A Florida federal court recently convicted the former head of Hydrogen Technology’s financial engineering department for his involvement in a conspiracy to manipulate the rate of Hydro tokens.

According to law enforcement officials, Shane Hampton utilized an automated trading bot provided by a third-party company to manipulate the Hydro rate on a prominent American cryptocurrency exchange. From October 2018 to April 2019, deceptive token orders were placed, resulting in fictitious transactions amounting to $7 million, with $300 million being attributed to Hydro tokens alone. This fraudulent activity enticed retail investors to purchase the tokens, leading to Hydrogen Technology selling its inventory of coins for $1.5 million within seven months.

Hampton is expected to receive his sentencing on April 29th. He could face up to five years in prison for stock manipulation and 20 years in prison for conspiracy to commit wire fraud.

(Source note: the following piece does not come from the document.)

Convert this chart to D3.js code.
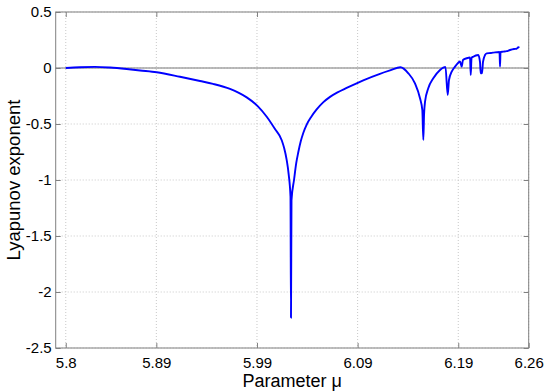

Hydrogen Technology has been involved in previous legal disputes with the US Securities and Exchange Commission (SEC). In the past, the company was ordered by a court to pay a $2.8 million fine due to its CEO, Michael Kane, being found guilty of manipulating the price of its own token and engaging in illegal profiteering. Additionally, Hydrogen Technology engineer Andrew Chorlian has also pleaded guilty to fraud charges. Kane and Chorlian are awaiting their respective sentencing.

Not only is the SEC targeting the individuals behind fraudulent cryptocurrency schemes, but they are also pursuing major cryptocurrency exchanges such as Coinbase and Binance. Bloomberg analyst Elliott Stein believes that Coinbase stands a strong chance of prevailing against the regulator in court.